Allison, Sarah, Marissa Gemma, Ryan Heuser, Franco Moretti, Amir Tevel, and Irena Yamboliev. “Style at the Scale of the Sentence.” Literary Lab Pamphlet. 5 (2013).

Bird, Steven, Ewan Klein, and Edward Loper. Natural Language Processing with Python: Analyzing Text with the Natural Language Toolkit. Sebastapol, CA: O’Reilly Media, Inc. 2009.

Clement, Tanya, David Cheng, Loretta Auvil, Boris Capitanu, and Megan Monroe. “Sounding for Meaning: Using Theories of Knowledge Representation to Analyze Aural Patterns in Texts.” Digital Humanities Quarterly. 7:1 (2013).

Jockers, Matthew. “Theme.” Macroanalysis: Digital Methods and Literary History. Champaign: University of Illinois Press, 2013. 118-153.

Jockers, Matthew. “‘Secret’ Recipe for Topic Modeling Themes.”…(2013).

Long, Hoyt and Richard So. “Literary Pattern Recognition: Modernism between Close Reading and Machine Learning.” Critical Inquiry. 42:4 (2016): 235-267.

Nelson, Laura K. “Political Logics as Cultural Memory: Local Continuities and Women’s Organizations in Chicago and New York City.” (under review)

Wilkens, Matthew. “The Geographic Imagination of Civil War-Era American Fiction.” American Literary History. 25:4 (2013): 803-840.

[1] In fact, there is one piece of prior knowledge required: how to open an interface in which to do the programming.

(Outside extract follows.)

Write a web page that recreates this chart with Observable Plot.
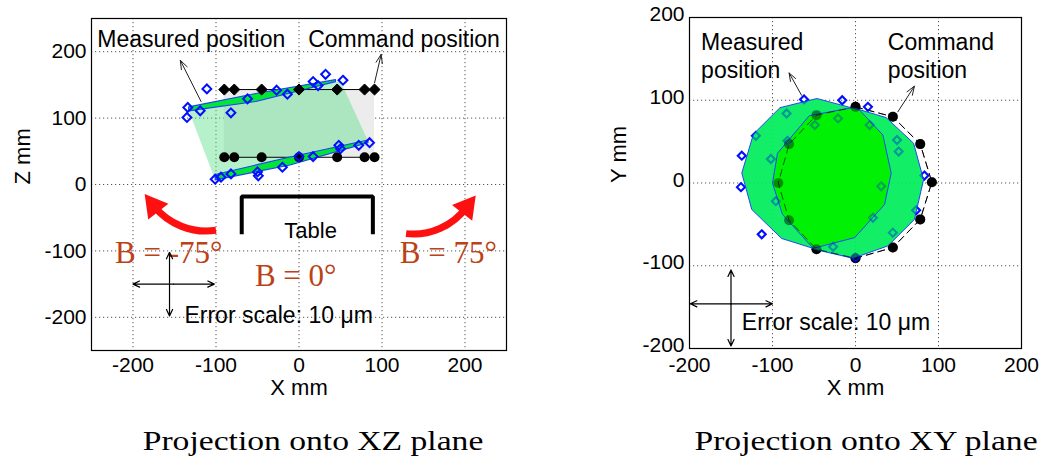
<!DOCTYPE html>
<html><head><meta charset="utf-8">
<script src="https://cdn.jsdelivr.net/npm/d3@7"></script>
<script src="https://cdn.jsdelivr.net/npm/@observablehq/plot@0.6"></script>
<style>
body{margin:0;background:#fff;}
#wrap{position:relative;width:1052px;height:466px;background:#fff;overflow:hidden;}
#left{position:absolute;left:0;top:0;}
#right{position:absolute;left:600px;top:0;}
.cap{position:absolute;top:425px;font-family:"Liberation Serif","Times New Roman",serif;font-size:28px;line-height:32px;color:#000;white-space:nowrap;transform:translateX(-50%) scaleX(1.2);}
</style></head><body>
<div id="wrap"><div id="left"></div><div id="right"></div>
<div class="cap" id="capL" style="left:313px"></div><div class="cap" id="capR" style="left:866px"></div></div>
<script>
// ---------------- shared ----------------
const axisTicks = [-200, -100, 0, 100, 200];
const captions = ["Projection onto XZ plane", "Projection onto XY plane"];

// ---------------- XZ projection (left) ----------------
const xzCmdX    = [-90, -78, -45, 0, 46, 79, 91];
const xzCmdTopZ = [143, 143, 143, 143, 143, 143, 143];
const xzCmdBotZ = [41, 41, 41, 41, 41, 41, 41];
const xzMeasTopX = [-134, -135, -119, -111, -82, -62, -27, -14, 17, 23, 32, 53];
const xzMeasTopZ = [116, 101, 111, 144, 108, 129, 142, 136, 155, 149, 166, 157];
const xzMeasBotX = [-101, -94, -82, -50, -49, -20, 0, 17, 48, 50, 72, 85];
const xzMeasBotZ = [8, 11, 16, 19, 13, 26, 42, 42, 59, 54, 59, 63];
const xzBandTop = [[-133,117],[-52,137],[44,158],[44,155],[-52,125],[-133,111]];
const xzBandBot = [[-101,15],[-12,41],[83,67],[83,63],[-12,29],[-101,7]];
const xzSwept   = [[-133,112],[50,156],[83,66],[-102,10]];
const xzLabels  = [{text:"Measured position", x:-243, z:218}, {text:"Command position", x:11, z:218}];
const xzPointers = [{x1:-118, z1:125, x2:-143, z2:187}, {x1:91, z1:153, x2:99, z2:196}];
const xzTable = [[-69,-75],[-69,-18],[89,-18],[89,-75]];
const xzTableLabel = [{text:"Table", x:14, z:-70}];
const xzAngleLabels = [{text:"B = -75°", x:-157, z:-103}, {text:"B = 0°", x:-4, z:-138}, {text:"B = 75°", x:180, z:-103}];
const xzRotLeft  = [{x1:-100, z1:-69, x2:-175, z2:-32}];
const xzRotRight = [{x1:129, z1:-74, x2:202, z2:-34}];
const xzScaleArrows = [{x1:-151, z1:-150, x2:-200, z2:-150}, {x1:-151, z1:-150, x2:-102, z2:-150},
                       {x1:-156, z1:-150, x2:-156, z2:-102}, {x1:-156, z1:-150, x2:-156, z2:-198}];
const xzScaleText = [{text:"Error scale: 10 μm", x:-138, z:-198}];

// ---------------- XY projection (right) ----------------
const xyCmdX = [0, 45, 78, 92, 78, 45, 0, -47, -80, -93, -80, -47];
const xyCmdY = [92, 80, 47, 1, -44, -78, -91, -80, -45, 0, 47, 82];
const xyMeasX = [-62, -16, 15, -137, -138, -113, 83, 73, 0, -83, -120, -102, -82, -49, -21, 17, 50, 52, 31, 21, 45, -27, -96];
const xyMeasY = [101, 100, 92, 33, -5, -62, 9, -33, -90, 84, 57, 29, 51, 70, 78, 70, 52, 38, -4, -42, -60, -77, -22];
const xyShapeA = [[-47,102],[-91,91],[-123,59],[-137,12],[-125,-32],[-89,-67],[-51,-79],[-1,-66],[35,-26],[43,12],[33,58],[5,88]];
const xyShapeB = [[-3,91],[37,79],[70,48],[82,4],[71,-44],[39,-76],[-3,-91],[-50,-80],[-88,-38],[-100,0],[-94,36],[-56,81]];
const xyLabels = [{text:"Measured", x:-186, y:170}, {text:"position", x:-186, y:136},
                  {text:"Command", x:39, y:170}, {text:"position", x:39, y:136}];
const xyPointers = [{x1:-65, y1:106, x2:-80, y2:133}, {x1:51, y1:86, x2:71, y2:117}];
const xyScaleArrows = [{x1:-150, y1:-146, x2:-199, y2:-146}, {x1:-150, y1:-146, x2:-100, y2:-146},
                       {x1:-150, y1:-146, x2:-150, y2:-105}, {x1:-150, y1:-146, x2:-150, y2:-197}];
const xyScaleText = [{text:"Error scale: 10 μm", x:-137, y:-169}];

// ---------------- rendering ----------------
const sans = "'Liberation Sans', Arial, sans-serif";
const serif = "'Liberation Serif', 'Times New Roman', serif";
const fmt = d => String(d);
const red = "#bc4216";
const arrowRed = "#ff1010";
const gridOpts = {stroke:"#555", strokeOpacity:1, strokeWidth:1, strokeDasharray:"1.2,2.8"};

const xzCmdTop = xzCmdX.map((x, i) => ({x, z: xzCmdTopZ[i]}));
const xzCmdBot = xzCmdX.map((x, i) => ({x, z: xzCmdBotZ[i]}));
const xzMeas = xzMeasTopX.map((x, i) => ({x, z: xzMeasTopZ[i]}))
  .concat(xzMeasBotX.map((x, i) => ({x, z: xzMeasBotZ[i]})));
const xzRect = [{x1: d3.min(xzCmdX), x2: d3.max(xzCmdX), z1: xzCmdBotZ[0], z2: xzCmdTopZ[0]}];
const rotOpts = {x1: "x1", y1: "z1", x2: "x2", y2: "z2", stroke: arrowRed, strokeWidth: 7, headLength: 0, strokeLinecap: "butt"};
const headOpts = {x: "x2", y: "z2", symbol: "triangle", r: 9.5, fill: arrowRed, stroke: "none"};

const left = Plot.plot({
  width: 530, height: 410, marginLeft: 91, marginRight: 24, marginTop: 18, marginBottom: 60,
  style: {fontFamily: sans, fontSize: "21px", background: "white", color: "black", overflow: "visible"},
  x: {domain: [-250, 250]}, y: {domain: [-250, 250]},
  marks: [
    Plot.gridX(axisTicks, gridOpts),
    Plot.gridY(axisTicks, gridOpts),
    Plot.axisX(axisTicks, {tickSize: 0, tickPadding: 7, tickFormat: fmt, label: null, fontSize: 21}),
    Plot.axisY(axisTicks, {tickSize: 0, tickPadding: 5, tickFormat: fmt, label: null, fontSize: 21}),
    Plot.rect(xzRect, {x1: "x1", x2: "x2", y1: "z1", y2: "z2", fill: "#ececec"}),
    Plot.line(xzSwept, {curve: "linear-closed", fill: "#5fe08f", fillOpacity: 0.45, stroke: "none"}),
    Plot.line(xzCmdTop, {x: "x", y: "z", stroke: "black", strokeWidth: 1}),
    Plot.line(xzCmdBot, {x: "x", y: "z", stroke: "black", strokeWidth: 1}),
    Plot.line(xzBandTop, {curve: "linear-closed", fill: "#00e632", stroke: "#2040ff", strokeWidth: 1.2}),
    Plot.line(xzBandBot, {curve: "linear-closed", fill: "#00e632", stroke: "#2040ff", strokeWidth: 1.2}),
    Plot.dot(xzCmdTop, {x: "x", y: "z", symbol: "diamond2", r: 5, fill: "black", stroke: "black", strokeWidth: 1}),
    Plot.dot(xzCmdBot, {x: "x", y: "z", symbol: "circle", r: 5, fill: "black", stroke: "none"}),
    Plot.dot(xzMeas, {x: "x", y: "z", symbol: "diamond2", r: 4, fill: "none", stroke: "#0010ff", strokeWidth: 2}),
    Plot.arrow(xzPointers, {x1: "x1", y1: "z1", x2: "x2", y2: "z2", stroke: "#222", strokeWidth: 1, headLength: 14, headAngle: 40}),
    Plot.text(xzLabels, {x: "x", y: "z", text: "text", textAnchor: "start", fontSize: 23, fontFamily: sans}),
    Plot.line(xzTable, {stroke: "black", strokeWidth: 4, strokeLinejoin: "miter", strokeLinecap: "butt"}),
    Plot.text(xzTableLabel, {x: "x", y: "z", text: "text", fontSize: 22, fontFamily: sans}),
    Plot.arrow(xzRotLeft, {...rotOpts, bend: 30}),
    Plot.arrow(xzRotRight, {...rotOpts, bend: -30}),
    Plot.dot(xzRotLeft, {...headOpts, rotate: -38}),
    Plot.dot(xzRotRight, {...headOpts, rotate: 38}),
    Plot.text(xzAngleLabels, {x: "x", y: "z", text: "text", fontSize: 31, fontFamily: serif, fill: red}),
    Plot.arrow(xzScaleArrows, {x1: "x1", y1: "z1", x2: "x2", y2: "z2", stroke: "black", strokeWidth: 1.2, headLength: 9, headAngle: 50}),
    Plot.text(xzScaleText, {x: "x", y: "z", text: "text", textAnchor: "start", fontSize: 23, fontFamily: sans}),
    Plot.text(["X mm"], {text: d => d, frameAnchor: "bottom", dy: 44, fontSize: 22, fontFamily: sans}),
    Plot.text(["Z mm"], {text: d => d, frameAnchor: "left", dx: -69, rotate: -90, fontSize: 22, fontFamily: sans}),
    Plot.frame({stroke: "black", strokeWidth: 1.2})
  ]
});
document.getElementById("left").appendChild(left);

const xyCmd = xyCmdX.map((x, i) => ({x, y: xyCmdY[i]}));
const xyMeas = xyMeasX.map((x, i) => ({x, y: xyMeasY[i]}));
const shapeFill = "#00ee5a";

const right = Plot.plot({
  width: 452, height: 410, marginLeft: 89, marginRight: 31, marginTop: 17, marginBottom: 62,
  style: {fontFamily: sans, fontSize: "21px", background: "white", color: "black", overflow: "visible"},
  x: {domain: [-200, 200]}, y: {domain: [-200, 200]},
  marks: [
    Plot.gridX(axisTicks, gridOpts),
    Plot.gridY(axisTicks, gridOpts),
    Plot.axisX(axisTicks, {tickSize: 0, tickPadding: 9, tickFormat: fmt, label: null, fontSize: 21}),
    Plot.axisY(axisTicks, {tickSize: 0, tickPadding: 5, dy: -3, tickFormat: fmt, label: null, fontSize: 21}),
    Plot.line(xyCmd, {x: "x", y: "y", curve: "linear-closed", stroke: "black", strokeWidth: 1, strokeDasharray: "7,5"}),
    Plot.dot(xyCmd, {x: "x", y: "y", r: 5, fill: "black", stroke: "none"}),
    Plot.dot(xyMeas, {x: "x", y: "y", symbol: "diamond2", r: 3.6, fill: "none", stroke: "#0010ff", strokeWidth: 2}),
    Plot.line(xyShapeA, {curve: "linear-closed", fill: shapeFill, fillOpacity: 0.93, stroke: "none", ariaDescription: "xy-fillA"}),
    Plot.line(xyShapeB, {curve: "linear-closed", fill: shapeFill, fillOpacity: 0.93, stroke: "none"}),
    Plot.line(xyShapeB, {curve: "linear-closed", fill: "#00f000", fillOpacity: 0.95, stroke: "none", ariaDescription: "xy-overlap"}),
    Plot.line(xyShapeA, {curve: "linear-closed", fill: "none", stroke: "#2244ff", strokeWidth: 1}),
    Plot.line(xyShapeB, {curve: "linear-closed", fill: "none", stroke: "#2244ff", strokeWidth: 1}),
    Plot.line(xyCmd, {x: "x", y: "y", curve: "linear-closed", stroke: "black", strokeWidth: 1, strokeDasharray: "7,5", strokeOpacity: 0.6}),
    Plot.dot(xyCmd, {x: "x", y: "y", r: 5, fill: "black", stroke: "none", fillOpacity: 0.4}),
    Plot.dot(xyMeas, {x: "x", y: "y", symbol: "diamond2", r: 3.6, fill: "none", stroke: "#0010ff", strokeWidth: 2, strokeOpacity: 0.35}),
    Plot.arrow(xyPointers, {x1: "x1", y1: "y1", x2: "x2", y2: "y2", stroke: "#222", strokeWidth: 1, headLength: 14, headAngle: 40}),
    Plot.text(xyLabels, {x: "x", y: "y", text: "text", textAnchor: "start", fontSize: 23, fontFamily: sans}),
    Plot.arrow(xyScaleArrows, {x1: "x1", y1: "y1", x2: "x2", y2: "y2", stroke: "black", strokeWidth: 1.2, headLength: 9, headAngle: 50}),
    Plot.text(xyScaleText, {x: "x", y: "y", text: "text", textAnchor: "start", fontSize: 23, fontFamily: sans}),
    Plot.text(["X mm"], {text: d => d, frameAnchor: "bottom", dy: 46, fontSize: 22, fontFamily: sans}),
    Plot.text(["Y mm"], {text: d => d, frameAnchor: "left", dx: -71, rotate: -90, fontSize: 22, fontFamily: sans}),
    Plot.frame({stroke: "black", strokeWidth: 1.2})
  ]
});
document.getElementById("right").appendChild(right);

// clip the overlap fill to shape A so the intersection shows the saturated green
const svgR = d3.select(right);
const aPath = svgR.select('[aria-description="xy-fillA"] path');
if (!aPath.empty()) {
  const defs = svgR.insert("defs", ":first-child");
  const cp = defs.append("clipPath").attr("id", "clipShapeA").append("path").attr("d", aPath.attr("d"));
  if (aPath.attr("transform")) cp.attr("transform", aPath.attr("transform"));
  svgR.select('[aria-description="xy-overlap"]').attr("clip-path", "url(#clipShapeA)");
}
document.getElementById("capL").textContent = captions[0];
document.getElementById("capR").textContent = captions[1];
</script></body></html>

This took me an embarrassingly long time to figure out when I first started! I recommend downloading the latest version of Python 3.x through the Anaconda platform and following the instructions to launch the Jupyter Notebook interface.

[2] As the authors note, they experimented with the CMU Pronouncing Dictionary specifically but selected an alternative, OpenMary, for their project. CMU is a simple (albeit very long) list of words whereas OpenMary is a suite of tools that includes the ability to guess pronunciations for words that it does not already know and to identify points of rising and falling intonation over the course of a sentence. Which tool you ultimately use for a research project will depend on the problem you wish to study.